Thursday, February 10, 2011

Memoria y espacio




Estación de paso
Bibliotecas personales: la memoria y el espacio
Adrián Acosta Silva
Señales de humo, Radio U. de G., 3 de febrero de 2011.

Todos, lamentablemente, hemos leído
Cesare Pavese, Leer (1945).
¿Qué importancia tienen las bibliotecas personales en la vida de los individuos?. ¿Cuántos libros de esas bibliotecas son suficientes? ¿Hay algún tipo de relación entre la bibliofilia y la expresión escrita? Al final de cuentas, ¿para qué sirve leer y acumular lo leído? Las respuestas a estas preguntas parecerían obvias, de cierto sentido común, pero no siempre ocurre así.
La lectura es un placer que por la fuerza de los años se transformó en obligación escolar, profesional o cívica. Desde los enciclopedistas franceses hasta los millones de creadores de Wikipedia (esa monstruosa enciclopedia virtual), la pretensión de reunir, clasificar y acumular el conocimiento en palabras transmitidas por medios escritos o electrónicos ha sido una empresa imposible, sujeta a caprichos, intereses y capacidades muy variadas. Las prácticas de escritura y lectura han descansado en esa pretensión heroica de acercar a los autores con los lectores, configurando un mercado dominado por empresarios y libreros. Pero la lectura es un acto personal, único e intransferible.
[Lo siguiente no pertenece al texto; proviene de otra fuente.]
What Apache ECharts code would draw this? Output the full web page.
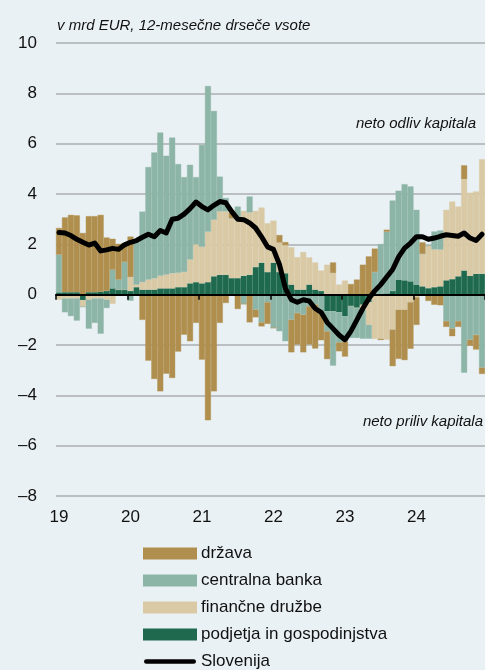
<!DOCTYPE html>
<html>
<head>
<meta charset="utf-8">
<script src="https://cdn.jsdelivr.net/npm/echarts@6/dist/echarts.min.js"></script>
<style>
html,body{margin:0;padding:0;background:#eaf1f5;}
#c{width:485px;height:670px;}
</style>
</head>
<body>
<div id="c"></div>
<script>
// Tick labels (years) shown at each January
const yearLabels = ['19', '20', '21', '22', '23', '24'];
const years = [2019, 2020, 2021, 2022, 2023, 2024];
const months = [];
years.forEach(y => { for (let m = 1; m <= 12; m++) months.push(y + '-' + (m < 10 ? '0' + m : m)); });

// podjetja in gospodinjstva (firms and households)
const podjetja = [
  0.09, 0.1, 0.1, 0.1, -0.22, 0.1, 0.1, 0.12, 0.15, 0.25, 0.2, 0.2,
  0.15, 0.3, 0.2, 0.2, 0.2, 0.25, 0.25, 0.25, 0.3, 0.3, 0.45, 0.5,
  0.45, 0.5, 0.73, 0.79, 0.79, 0.66, 0.66, 0.75, 0.79, 1.1, 1.27, 0.9,
  1.27, 0.9, 0.85, 0.4, 0.2, 0.2, 0.4, 0.2, 0.15, -0.66, -0.66, -0.7,
  -0.86, -0.46, -0.53, -0.4, -0.3, 0, 0, 0.05, 0.15, 0.6, 0.57, 0.53,
  0.4, 0.33, 0.26, 0.3, 0.33, 0.57, 0.62, 0.73, 0.96, 0.75, 0.83, 0.83
];
// finančne družbe (financial corporations)
const financne = [
  -0.2, -0.15, -0.15, -0.15, -0.26, -0.2, -0.15, -0.15, -0.2, -0.36, 0, 0,
  0.55, 0.1, 0.3, 0.4, 0.45, 0.5, 0.55, 0.6, 0.57, 0.6, 0.95, 1.5,
  1.45, 2.0, 2.25, 2.52, 2.52, 2.38, 2.32, 2.58, 2.48, 2.23, 2.19, 1.94,
  1.67, 1.17, 1.12, 1.48, 1.29, 1.49, 1.08, 1.08, 0.81, 1.19, 0.86, 0.4,
  0.56, 0, 0, -0.2, -0.9, -1.76, -1.75, -1.79, -1.39, -0.6, -0.6, -0.3,
  -0.1, 1.3, 1.69, 1.5, 1.46, 2.8, 3.08, 2.77, 3.63, 3.3, 3.27, 4.55
];
// centralna banka (central bank)
const centralna = [
  1.5, -0.55, -0.7, -0.88, 0, -1.15, -0.97, -1.4, -0.33, 0.74, 0.4, 1.1,
  -0.24, 1.75, 2.8, 4.47, 5.0, 5.69, 4.72, 5.39, 4.32, 3.77, 3.76, 2.67,
  4.05, 5.79, 4.32, 1.38, 0.53, 0, 0.52, -0.37, 0.63, -0.6, -1.1, -0.3,
  -1.32, -1.45, -1.85, -1.0, -0.73, -0.8, -0.46, -0.4, -0.73, -0.8, -2.16, -1.2,
  -1.0, -1.26, -1.19, -1.15, -0.55, 0.9, 2.01, 2.45, 3.59, 3.53, 3.82, 3.77,
  2.97, 0, 0, 0.71, 0.76, -1.05, -1.35, -1.05, -3.1, -1.79, -1.6, -2.9
];
// država (government)
const drzava = [
  1.06, 2.97, 3.07, 3.05, 2.45, 3.02, 3.02, 3.05, 2.12, 1.23, 1.42, 0.75,
  1.61, 0, -1.0, -2.62, -3.35, -3.84, -3.14, -3.31, -2.26, -1.59, -1.85, -1.12,
  -2.58, -4.99, -3.84, -1.12, -0.33, 0.22, -0.57, 0, -1.1, -0.3, -0.16, -0.86,
  0, 0.3, 0.12, -1.29, -1.25, -1.49, -1.52, -1.74, -1.08, -1.1, 0.42, -0.35,
  -0.6, 0.42, 0.6, 1.19, 1.52, 0.93, -0.05, 0.08, -1.45, -1.95, -2.0, -1.85,
  -1.1, 0.45, -0.25, -0.4, -0.42, -0.23, -0.3, -0.23, 0.55, -0.24, -0.58, -0.25
];
// Slovenija (total)
const slovenija = [
  2.47, 2.45, 2.35, 2.2, 2.08, 1.97, 2.05, 1.74, 1.78, 1.84, 1.80, 1.98,
  2.08, 2.15, 2.28, 2.4, 2.3, 2.55, 2.45, 3.0, 3.04, 3.2, 3.42, 3.68,
  3.5, 3.37, 3.55, 3.7, 3.65, 3.3, 3.0, 2.98, 2.85, 2.65, 2.3, 1.9,
  1.8, 1.2, 0.25, -0.2, -0.3, -0.2, -0.25, -0.55, -0.7, -1.1, -1.35, -1.6,
  -1.79, -1.45, -1.0, -0.55, -0.15, 0.15, 0.4, 0.7, 1.0, 1.5, 1.85, 2.05,
  2.3, 2.3, 2.2, 2.25, 2.32, 2.38, 2.35, 2.32, 2.45, 2.25, 2.15, 2.4
];

const names = {
  drzava: 'država',
  centralna: 'centralna banka',
  financne: 'finančne družbe',
  podjetja: 'podjetja in gospodinjstva',
  slo: 'Slovenija'
};
const colors = {
  drzava: '#b08f4e',
  centralna: '#8db5a7',
  financne: '#dac9a5',
  podjetja: '#1f6a4f',
  slo: '#000000'
};

const FONT = "'Liberation Sans', Arial, sans-serif";
const chart = echarts.init(document.getElementById('c'), null, {renderer: 'canvas'});

function barSeries(name, data, color) {
  return {
    name: name, type: 'bar', stack: 'total', data: data,
    barCategoryGap: '0%', barGap: '0%',
    itemStyle: {color: color, borderColor: color, borderWidth: 0.4},
    emphasis: {disabled: true},
    animation: false, z: 2
  };
}

const lineIcon = 'path://M0,0 M52,10 M2,2.6 L50,2.6 A2.4,2.4 0 0 1 50,7.4 L2,7.4 A2.4,2.4 0 0 1 2,2.6 Z';

chart.setOption({
  backgroundColor: '#eaf1f5',
  animation: false,
  grid: {left: 56, top: 43, width: 432, height: 453, containLabel: false},
  legend: {
    orient: 'vertical', left: 143, top: 545, height: 160, padding: 0,
    itemWidth: 52, itemHeight: 10, itemGap: 10,
    textStyle: {fontFamily: FONT, fontSize: 17, color: '#111'},
    data: [
      {name: names.drzava, icon: 'rect'},
      {name: names.centralna, icon: 'rect'},
      {name: names.financne, icon: 'rect'},
      {name: names.podjetja, icon: 'rect'},
      {name: names.slo, icon: lineIcon, itemStyle: {color: '#000', borderWidth: 0}}
    ],
    selectedMode: false
  },
  xAxis: [
    {
      type: 'category', data: months, position: 'bottom', boundaryGap: true,
      axisLine: {show: false, onZero: false},
      axisTick: {show: false},
      splitLine: {show: false},
      axisLabel: {
        interval: (i) => i % 12 === 0,
        formatter: (v, i) => (i % 12 === 0 ? yearLabels[i / 12] : ''),
        fontFamily: FONT, fontSize: 17, color: '#111', margin: 13
      }
    },
    {
      type: 'category', data: months, position: 'bottom', boundaryGap: true,
      axisLine: {show: true, onZero: true, lineStyle: {color: '#000', width: 2}},
      axisTick: {show: true, interval: (i) => i % 12 === 0, length: 5, lineStyle: {color: '#000', width: 1.5}},
      axisLabel: {show: false},
      splitLine: {show: false},
      z: 10
    }
  ],
  yAxis: {
    type: 'value', min: -8, max: 10, interval: 2,
    axisLine: {show: false}, axisTick: {show: false},
    splitLine: {lineStyle: {color: '#bcbfc2', width: 2}},
    axisLabel: {
      fontFamily: FONT, fontSize: 17, color: '#111', margin: 19,
      formatter: (v) => (v < 0 ? '\u2013' + Math.abs(v) : String(v))
    }
  },
  graphic: [
    {type: 'text', left: 57, top: 18, style: {text: 'v mrd EUR, 12-mesečne drseče vsote', font: 'italic 15px ' + FONT, fill: '#111'}},
    {type: 'text', right: 9, top: 116, style: {text: 'neto odliv kapitala', font: 'italic 15px ' + FONT, fill: '#111'}},
    {type: 'text', right: 2, top: 414, style: {text: 'neto priliv kapitala', font: 'italic 15px ' + FONT, fill: '#111'}}
  ],
  series: [
    barSeries(names.podjetja, podjetja, colors.podjetja),
    barSeries(names.financne, financne, colors.financne),
    barSeries(names.centralna, centralna, colors.centralna),
    barSeries(names.drzava, drzava, colors.drzava),
    {
      name: names.slo, type: 'line', data: slovenija,
      symbol: 'none', smooth: false,
      lineStyle: {color: '#000', width: 5, join: 'round', cap: 'round'},
      itemStyle: {color: '#000'},
      emphasis: {disabled: true},
      z: 20, animation: false
    }
  ]
});
</script>
</body>
</html>
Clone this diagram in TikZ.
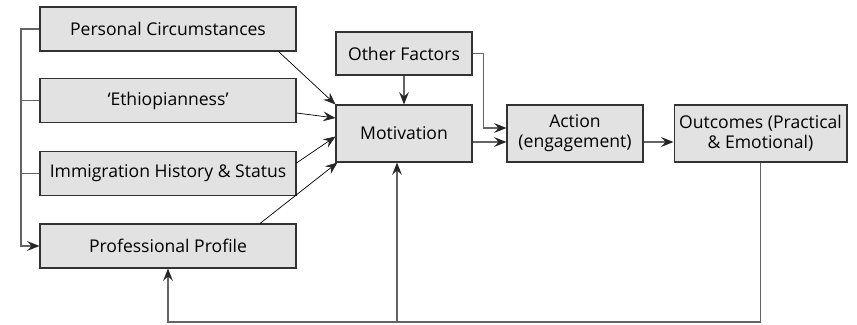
\documentclass[tikz,border=0pt]{standalone}
\usepackage{fontspec}
\setmainfont{Open Sans}
\usetikzlibrary{calc}
\usetikzlibrary{arrows.meta}

\definecolor{boxfill}{RGB}{226,226,226}
\definecolor{boxline}{RGB}{50,50,50}
\definecolor{wire}{RGB}{100,100,100}

\begin{document}
\begin{tikzpicture}[x=0.02cm, y=-0.02cm, >={Stealth[length=7pt,width=5.5pt,inset=2.5pt,color=black!85]}]
                \tikzstyle{box} = [draw=boxline, fill=boxfill, line width=0.6pt, align=center,
                                   inner sep=1pt, font=\fontsize{10}{11.5}\selectfont, minimum width={#1}]
                \tikzstyle{wide} = [box=5.12cm, minimum height=0.88cm]
                \tikzstyle{step box} = [box=2.72cm, minimum height=1.14cm]
                \tikzstyle{link} = [wire, line width=0.8pt]
                \tikzstyle{feed} = [black, line width=0.4pt]
                \useasboundingbox (0, 0) rectangle (857, 324);
                % factors on the left
                \node[wide] (pers) at (168, 29) {Personal Circumstances};
                \node[wide] (ethi) at (168, 100.5) {`Ethiopianness'};
                \node[wide] (immi) at (168, 173.5) {Immigration History \& Status};
                \node[wide] (prof) at (168, 246) {Professional Profile};
                % main chain
                \node[box=2.72cm, minimum height=0.86cm] (other) at (404, 53.5) {Other Factors};
                \node[step box] (motiv) at (404, 133.5) {Motivation};
                \node[step box] (act) at (575, 133.5) {Action\\(engagement)};
                \node[box=3.46cm, minimum height=1.14cm] (outc) at (760.5, 133.5) {Outcomes (Practical\\\& Emotional)};
                \coordinate (bus) at (21, 0);
                \coordinate (fb) at (0, 322);
                \coordinate (up) at ($(motiv.south)+(-7, 0)$);
                % bracket on the left
                \draw[link, ->] (pers.west) -- (pers.west -| bus) |- (prof.west);
                \draw[link] (ethi.west) -- (ethi.west -| bus);
                \draw[link] (immi.west) -- (immi.west -| bus);
                % into motivation
                \draw[feed, ->] ($(pers.south east)+(-18, 0)$) -- (motiv.north west);
                \draw[feed, ->] ($(ethi.east)+(0, 12.5)$) -- ($(motiv.west)+(0, -15.5)$);
                \draw[feed, ->] ($(immi.east)+(0, -10.5)$) -- ($(motiv.west)+(0, 3)$);
                \draw[feed, ->] ($(prof.north)+(92, 0)$) -- ($(motiv.south west)+(2, 0)$);
                \draw[link, ->] (other) -- (motiv);
                \draw[link, ->] (other.east) -- ++(11, 0) |- ($(act.west)+(0, -5.5)$);
                \draw[link, ->] ($(motiv.east)+(0, 8.5)$) -- ($(act.west)+(0, 8.5)$);
                \draw[link, ->] ($(act.east)+(0, 8.5)$) -- ($(outc.west)+(0, 8.5)$);
                % feedback loop
                \draw[link, ->] (outc.south) -- (outc.south |- fb) -| (prof.south);
                \draw[link, ->] (up |- fb) -- (up);
            \end{tikzpicture}
\end{document}
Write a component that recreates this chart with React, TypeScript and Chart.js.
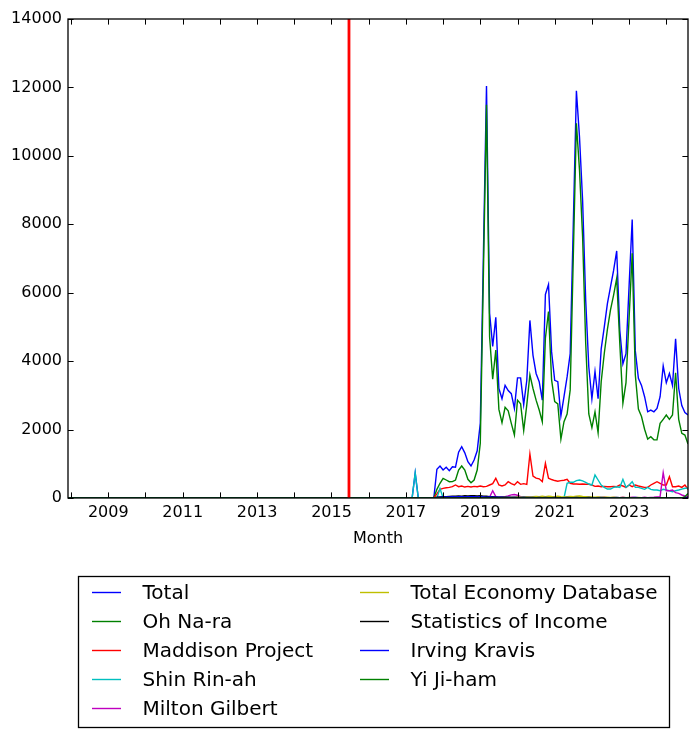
import React, { useEffect, useRef } from "react";
import { Chart, registerables } from "chart.js";

Chart.register(...registerables);

// ---- data ----
const startYear = 2007;
const startMonth = 11; // first month-end sample (Nov 2007)
const monthCount = 201; // through Jul 2024
const zeroMonthsBeforeActive = 110; // every series reads 0 before Jan 2017

const seriesNames = [
  "Total",
  "Oh Na-ra",
  "Maddison Project",
  "Shin Rin-ah",
  "Milton Gilbert",
  "Total Economy Database",
  "Statistics of Income",
  "Irving Kravis",
  "Yi Ji-ham",
];
const seriesColors = ["#0000ff", "#008000", "#ff0000", "#00bfbf", "#bf00bf", "#bfbf00", "#000000", "#0000ff", "#008000"];

// values from Jan 2017 to Jul 2024
const totalValues = [
  0, 0, 730, 0, 0, 0, 0, 0, 0, 840,
  935, 818, 897, 800, 915, 900, 1340, 1500, 1320, 1060,
  935, 1110, 1380, 2180, 7100, 12040, 5400, 4430, 5280, 3200,
  2900, 3290, 3140, 3050, 2620, 3510, 3510, 2730, 3440, 5190,
  4170, 3640, 3400, 2860, 5950, 6240, 4270, 3440, 3400, 2400,
  2960, 3540, 4220, 8000, 11900, 10550, 8700, 5780, 3830, 2900,
  3700, 2900, 4360, 5000, 5680, 6170, 6650, 7220, 4900, 3920,
  4220, 6200, 8140, 4300, 3500, 3290, 2960, 2520, 2570, 2520,
  2620, 2960, 3860, 3370, 3640, 3290, 4650, 3200, 2700, 2500,
  2430,
];
const ohNaraValues = [
  0, 0, 0, 0, 0, 0, 0, 0, 0, 254,
  430, 575, 526, 477, 480, 526, 818, 935, 818, 546,
  448, 526, 818, 1600, 6545, 11490, 4715, 3470, 4326, 2590,
  2200, 2650, 2550, 2180, 1840, 2860, 2750, 1970, 2720, 3600,
  3200, 2860, 2570, 2230, 4670, 5450, 3450, 2815, 2750, 1720,
  2230, 2455, 3160, 7055, 10950, 9590, 7640, 4520, 2455, 2055,
  2520, 1910, 3400, 4230, 4930, 5500, 5930, 6420, 4520, 2770,
  3370, 5260, 7150, 3600, 2600, 2380, 2010, 1720, 1790, 1700,
  1700, 2180, 2300, 2425, 2300, 2425, 3660, 2300, 1890, 1840,
  1580,
];
const maddisonValues = [
  0, 0, 0, 0, 0, 0, 0, 0, 0, 120,
  254, 283, 300, 312, 330, 380, 330, 350, 320, 340,
  320, 340, 330, 350, 330, 340, 380, 420, 575, 380,
  350, 380, 477, 420, 380, 477, 400, 420, 400, 1286,
  643, 580, 560, 480, 1014, 580, 540, 510, 490, 507,
  520, 546, 430, 409, 409, 400, 410, 400, 400, 380,
  340, 350, 330, 340, 330, 330, 340, 330, 380, 350,
  312, 380, 330, 380, 350, 330, 312, 312, 380, 430,
  477, 430, 380, 380, 623, 330, 330, 350, 312, 380,
  254,
];
const shinRinahValues = [
  0, 0, 730, 0, 0, 0, 0, 0, 0, 0,
  280, 0, 0, 0, 0, 0, 0, 0, 0, 0,
  0, 0, 0, 0, 0, 0, 0, 0, 0, 0,
  0, 0, 0, 0, 0, 0, 0, 0, 0, 0,
  0, 0, 0, 0, 0, 0, 0, 0, 0, 0,
  0, 430, 459, 459, 507, 526, 500, 459, 409, 380,
  672, 526, 380, 312, 263, 263, 312, 330, 312, 546,
  312, 380, 477, 312, 312, 283, 254, 312, 254, 234,
  234, 213, 254, 234, 213, 185, 213, 234, 260, 283,
  290,
];
const miltonGilbertValues = [
  0, 0, 0, 0, 0, 0, 0, 0, 0, 0,
  0, 0, 0, 10, 0, 15, 0, 0, 10, 0,
  0, 10, 20, 15, 10, 20, 30, 213, 40, 20,
  30, 40, 60, 90, 100, 80, 40, 30, 20, 20,
  15, 10, 20, 10, 10, 20, 10, 10, 20, 10,
  10, 20, 15, 10, 20, 15, 10, 10, 20, 10,
  10, 15, 10, 20, 10, 10, 15, 10, 10, 20,
  10, 10, 20, 15, 10, 10, 20, 10, 15, 20,
  30, 38, 740, 213, 213, 234, 155, 137, 88, 58,
  38,
];
const tedValues = [
  0, 0, 0, 0, 0, 0, 0, 0, 0, 0,
  5, 10, 5, 10, 10, 5, 10, 10, 15, 10,
  10, 15, 10, 20, 15, 20, 25, 20, 15, 20,
  20, 25, 30, 25, 30, 35, 30, 40, 35, 30,
  40, 45, 35, 50, 40, 55, 45, 40, 50, 35,
  30, 40, 45, 35, 50, 60, 45, 40, 35, 30,
  25, 30, 20, 25, 20, 15, 20, 15, 10, 15,
  10, 15, 10, 10, 15, 10, 10, 5, 10, 10,
  5, 10, 5, 10, 5, 5, 10, 5, 5, 5,
  5,
];
const soiValues = [
  0, 0, 0, 0, 0, 0, 0, 0, 0, 20,
  30, 35, 40, 45, 50, 55, 60, 55, 65, 60,
  70, 65, 60, 70, 55, 50, 40, 35, 30, 25,
  20, 20, 15, 15, 10, 10, 10, 5, 5, 5,
  5, 5, 5, 5, 5, 5, 5, 5, 5, 5,
  5, 5, 5, 5, 5, 5, 5, 5, 5, 5,
  5, 5, 5, 5, 5, 5, 5, 5, 5, 5,
  5, 5, 5, 5, 5, 5, 5, 5, 5, 5,
  5, 5, 5, 5, 5, 5, 5, 5, 5, 5,
  5,
];
const kravisValues = [
  0, 0, 0, 0, 0, 0, 0, 0, 0, 10,
  20, 25, 30, 30, 35, 30, 40, 35, 30, 35,
  40, 35, 30, 35, 30, 25, 30, 25, 20, 20,
  20, 15, 20, 15, 20, 15, 15, 20, 15, 15,
  15, 10, 15, 10, 15, 10, 10, 15, 10, 10,
  10, 15, 10, 10, 15, 10, 10, 10, 15, 10,
  10, 10, 15, 10, 10, 10, 10, 15, 10, 10,
  10, 10, 10, 15, 10, 10, 10, 10, 10, 10,
  10, 10, 10, 10, 10, 10, 10, 10, 10, 10,
  10,
];
const yiJihamValues = [
  0, 0, 0, 0, 0, 0, 0, 0, 0, 0,
  5, 5, 5, 5, 5, 5, 5, 5, 5, 5,
  5, 5, 5, 5, 5, 5, 5, 5, 5, 5,
  5, 5, 5, 5, 5, 5, 5, 5, 5, 5,
  5, 5, 5, 5, 5, 5, 5, 5, 5, 5,
  5, 5, 5, 5, 5, 5, 5, 5, 5, 5,
  5, 5, 5, 5, 5, 5, 5, 5, 5, 5,
  5, 5, 5, 5, 5, 5, 5, 5, 5, 5,
  5, 5, 10, 5, 5, 5, 5, 5, 5, 40,
  130,
];

const seriesValues = [
  totalValues,
  ohNaraValues,
  maddisonValues,
  shinRinahValues,
  miltonGilbertValues,
  tedValues,
  soiValues,
  kravisValues,
  yiJihamValues,
];

const markerYear = 2015.47; // red vertical event line
const yTickValues = [0, 2000, 4000, 6000, 8000, 10000, 12000, 14000];
const xTickYears = [2008, 2009, 2010, 2011, 2012, 2013, 2014, 2015, 2016, 2017, 2018, 2019, 2020, 2021, 2022, 2023, 2024];
const xLabelYears = [2009, 2011, 2013, 2015, 2017, 2019, 2021, 2023];
const xTitle = "Month";

// month-end positions in fractional years
const monthX: number[] = [];
for (let i = 0; i < monthCount; i++) {
  const mi = startMonth - 1 + i;
  const y = startYear + Math.floor(mi / 12);
  const m = (mi % 12) + 1;
  monthX.push(y + m / 12);
}

function fullSeries(vals: number[]) {
  const out: number[] = [];
  for (let i = 0; i < zeroMonthsBeforeActive; i++) out.push(0);
  return out.concat(vals);
}

const FONT = "DejaVu Sans";

const framePlugin = {
  id: "mplFrame",
  afterDatasetsDraw(chart: any) {
    const { ctx, chartArea: a, scales } = chart;
    ctx.save();
    ctx.strokeStyle = "#000";
    ctx.lineWidth = 1;
    const tl = 5.6;
    ctx.beginPath();
    scales.x.ticks.forEach((t: any) => {
      const px = Math.round(scales.x.getPixelForValue(t.value)) + 0.5;
      ctx.moveTo(px, a.bottom);
      ctx.lineTo(px, a.bottom - tl);
      ctx.moveTo(px, a.top);
      ctx.lineTo(px, a.top + tl);
    });
    scales.y.ticks.forEach((t: any) => {
      const py = Math.round(scales.y.getPixelForValue(t.value)) + 0.5;
      ctx.moveTo(a.left, py);
      ctx.lineTo(a.left + tl, py);
      ctx.moveTo(a.right, py);
      ctx.lineTo(a.right - tl, py);
    });
    ctx.stroke();
    ctx.lineWidth = 1.3;
    ctx.strokeRect(a.left, a.top, a.right - a.left, a.bottom - a.top);
    ctx.restore();
  },
};

const legendPlugin = {
  id: "mplLegend",
  afterDraw(chart: any) {
    const { ctx } = chart;
    const items = chart.data.datasets.filter((d: any) => d.inLegend);
    ctx.save();
    ctx.strokeStyle = "#000";
    ctx.lineWidth = 1.3;
    ctx.strokeRect(78.5, 576.5, 591, 151);
    ctx.font = `20px "${FONT}"`;
    ctx.textBaseline = "middle";
    ctx.fillStyle = "#000";
    items.forEach((d: any, i: number) => {
      const col = i < 5 ? 0 : 1;
      const row = i < 5 ? i : i - 5;
      const y = 592.5 + row * 29;
      const lx = col === 0 ? 92 : 360;
      const tx = col === 0 ? 142.5 : 410.5;
      ctx.strokeStyle = d.borderColor;
      ctx.lineWidth = 1.4;
      ctx.beginPath();
      ctx.moveTo(lx, y);
      ctx.lineTo(lx + 29, y);
      ctx.stroke();
      ctx.fillText(d.label, tx, y + 1);
    });
    ctx.restore();
  },
};

export default function App() {
  const ref = useRef<HTMLCanvasElement>(null);
  useEffect(() => {
    if (!ref.current) return;
    const n = seriesNames.length;
    const datasets: any[] = seriesNames.map((name, i) => ({
      label: name,
      data: fullSeries(seriesValues[i]).map((v, k) => ({ x: monthX[k], y: v })),
      borderColor: seriesColors[i],
      backgroundColor: seriesColors[i],
      borderWidth: 1.4,
      pointRadius: 0,
      fill: false,
      tension: 0,
      order: n - i,
      inLegend: true,
      clip: 0,
    }));
    datasets.push({
      label: "event",
      data: [
        { x: markerYear, y: 0 },
        { x: markerYear, y: 14000 },
      ],
      borderColor: "#ff0000",
      borderWidth: 2.8,
      pointRadius: 0,
      fill: false,
      order: 0,
      inLegend: false,
      clip: 0,
    });
    const chart = new Chart(ref.current, {
      type: "line",
      data: { datasets },
      plugins: [framePlugin, legendPlugin],
      options: {
        animation: false,
        responsive: false,
        maintainAspectRatio: false,
        layout: { padding: { top: 19, right: 10, bottom: 189, left: 0 } },
        plugins: { legend: { display: false }, tooltip: { enabled: false } },
        scales: {
          x: {
            type: "linear",
            min: monthX[0],
            max: monthX[monthCount - 1],
            grid: { display: false, drawTicks: false },
            border: { display: false },
            afterBuildTicks: (s: any) => {
              s.ticks = xTickYears.map((v) => ({ value: v }));
            },
            afterFit: (s: any) => {
              s.height = 50;
            },
            ticks: {
              autoSkip: false,
              maxRotation: 0,
              padding: 5,
              color: "#000",
              font: { family: FONT, size: 16 },
              callback: (v: any) => (xLabelYears.includes(Number(v)) ? String(v) : ""),
            },
            title: {
              display: true,
              text: xTitle,
              color: "#000",
              font: { family: FONT, size: 16 },
              padding: 0,
            },
          },
          y: {
            type: "linear",
            min: 0,
            max: 14000,
            grid: { display: false, drawTicks: false },
            border: { display: false },
            afterBuildTicks: (s: any) => {
              s.ticks = yTickValues.map((v) => ({ value: v }));
            },
            afterFit: (s: any) => {
              s.width = 68;
            },
            ticks: {
              padding: 6,
              color: "#000",
              font: { family: FONT, size: 16 },
              callback: (v: any) => String(v),
            },
          },
        },
      } as any,
    });
    return () => chart.destroy();
  }, []);
  return (
    <div style={{ position: "fixed", left: 0, top: 0, width: 698, height: 737, background: "#fff" }}>
      <canvas ref={ref} width={698} height={737} style={{ width: 698, height: 737 }} />
    </div>
  );
}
Ello explica la práctica de la acumulación de libros en bibliotecas familiares y personales que reúnen en un solo lugar “la memoria y el espacio”, como sugirió recientemente el escritor español Javier Marías.
Hace unas semanas, por ejemplo, en el suplemento Babelia, del diario español El País (8/01/2011), se publicó un curioso reportaje titulado “Los escritores y sus bibliotecas”. Ahí, un pequeño grupo de escritores de habla hispana comenta sus impresiones en torno al papel de las bibliotecas personales en sus vidas privadas y oficios públicos. Como es de esperarse, los escritores elogian la importancia de acumular libros en espacios específicos, más o menos ordenados, que representan curiosidad, gusto e intuición, más que erudición u obligación. A muchos de ellos les gusta ser fotografiados con sus libreros, sus pilas de libros, a otros más bien alejados de ellos. Pero en todos los casos, sus bibliotecas personales les producen sensaciones y miedos extraños. Morir aplastados por sus bibliotecas, por ejemplo, es un temor expresado por alguno de ellos. La angustia por la pérdida de algún ejemplar apreciado es otro. La ansiedad por descubrir nuevas lecturas y universos bibliográficos parece ser el combustible de todos. La biblioteca personal como patrimonio pero también como promesa de nuevas lecturas o relecturas, como proyectos inacabables, como espacio privado al que se vuelve una y otra vez, que se expande y que se contrae, y que se alimenta periódicamente del azar, de la intuición o de la costumbre.
Cierto “egoísmo de casta” (como diría Cesare Pavese) se cuela por las palabras de esos escritores. Pero las bibliotecas personales revelan fundamentalmente un hábito de agradecimiento por los libros que les fueron dados a leer. En los tiempos en que el utilitarismo se ha convertido en el filtro de todas las cosas, el libro es un objeto típicamente inútil, como lo puede ser un cuadro de Hopper, una fotografía de Lola Álvarez Bravo, o un buen disco de Grand Funk Railroad. El clima cultural contemporáneo está dominado abrumadoramente por la función de utilidad que le puede representar al consumidor el gasto que hace en las cosas, por el rédito que le significa ahora o en el futuro el costo de un objeto. Los libros, hoy como ayer, están en desventaja frente al fetichismo de lo útil.
Por ello, las bibliotecas personales son el universo simbólico y práctico de los individuos, y en las páginas acumuladas se plasma la memoria de las conversaciones silenciosas, íntimas, entre el autor y su lector. Justamente por ello, la cantidad de libros no es un buen indicador de la calidad de las bibliotecas. De hecho, Borges afirmaba que 100 libros era ya una cantidad excesiva cuando se trataba de una biblioteca estrictamente personal. “Un libro es una cosa entre las cosas, un volumen perdido entre los volúmenes que pueblan el indiferente universo, hasta que da con su lector, con el hombre destinado a sus símbolos” escribió Borges en el prólogo de su Biblioteca Personal (Emecé, Argentina 1998). Ese encuentro produce la chispa que enciende la dicha por la lectura, y el afán de hombres y mujeres para acumularla y compartirla a través de libros acomodados en el suelo, en estantes de madera, o en algún rincón de los lugares que habitan cotidianamente. Si los libros, como las personas, han de tomarse en serio, como sugería también Pavese, las bibliotecas personales son el refugio de la memoria y la privacidad inalienable de los individuos y sus itinerarios culturales.